In this connection, intensified legal regulations on the operation of internal combustion engines will apply in the future in some countries, such as the USA. Thereafter, it will be required for motor vehicles, in which volatile fuels like gasoline are used, that a possibly existing leakage in the entire fuel tank system be tracked down using an on-board arrangement.
Corresponding methods and devices for tank leakage diagnosis in a tank venting system of a motor vehicle are referred to, for example, in the U.S. Pat. No. 5,349,935, DE 196 36 431.0 A1, DE 198 09 384.5 A1 and DE 196 25 702 A1. In these, an overpressure is applied to the tank venting system, and a conclusion as to the presence of a leak is drawn from the subsequent course of the pressure. In the system of DE 196 36 431.0 A1, one may form a ram pressure between a pump and a reference leak, whereby the pump's rotary speed is lowered and the pump's current consumption increases. If the tank is leakproof, a higher pressure develops than when against the reference leak. The current consumption is consequently higher.
It may be observed that the tank leak diagnosis, instead of by the use of overpressure, may also be performed with the aid of underpressure.
A relatively high fuel degassing leads to erroneous measurements in tank leakage diagnosis. Therefore, as a measure of increased fuel degassing, a filtered loading factor of the AKF is used as a basis. The loading factor is calculated during travel, and filtered via a time constant. To do this, with the engine running, the TEV is controlled to open, and the deviation coming about in the lambda regulator, in this context, is recorded. Using the recorded deviation, together with the volume stream through the TEV that is also present in the engine control, the hydrocarbon (HC) concentration of the drawn in flushing volume stream is calculated. The HC concentration of the air drawn in through the AKF thus ascertained is valid as the measure of the magnitude of the AKF's loading. If the loading value exceeds a predefined threshold, the leakage diagnosis is interrupted or temporarily blocked.

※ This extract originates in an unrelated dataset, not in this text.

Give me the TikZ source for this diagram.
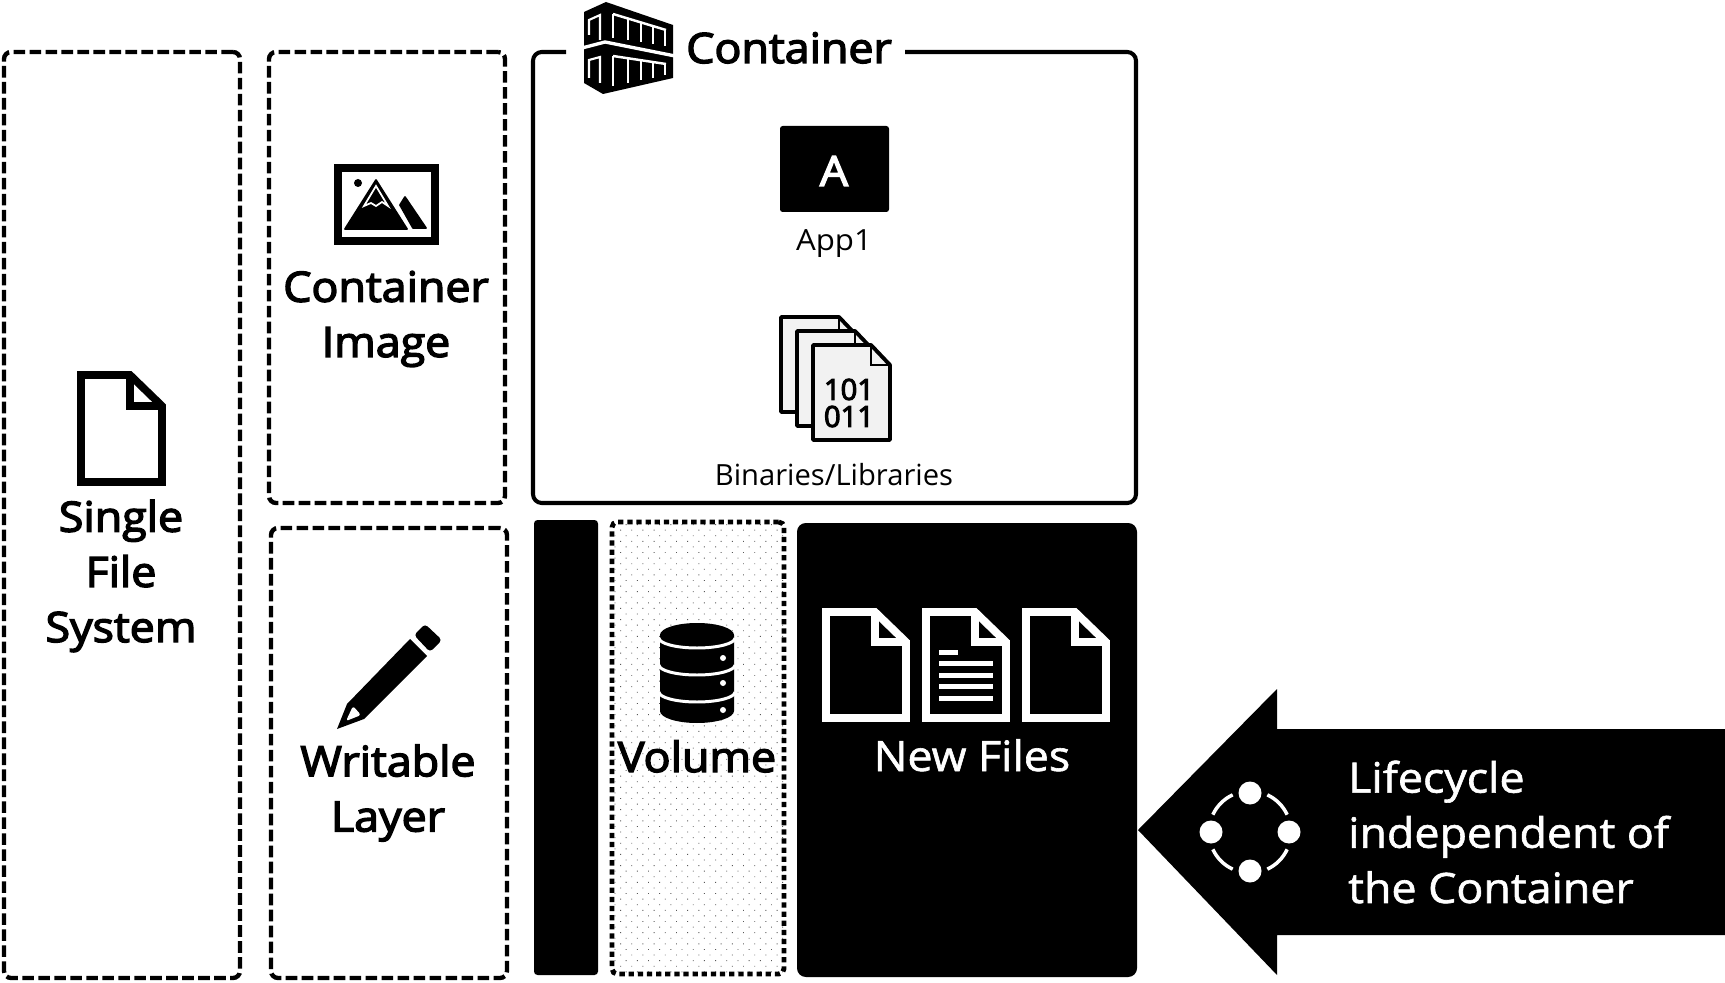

Since the loading is a function not only of the magnitude of the fuel degassing, using the loading value alone no accurate statement can be made concerning the actual magnitude of the instantaneous degassing. Thus, even at a very great fuel degassing under certain travel conditions, the loading factor may be artificially kept low using a high purging rate. In such a case, the leakage diagnosis would be enabled because of the low loading factor and the low degassing supposed from this. In actual fact, however, because of the actually present high degassing, this would lead to erroneous results in the leakage diagnosis. In the case of the overpressure diagnosis method discussed above, the leakage quantities specified by law in the USA would not be met. In the underpressure methods also named, such an erroneous detection may lead to the mistaken diagnosis of a non-leakproof tank system.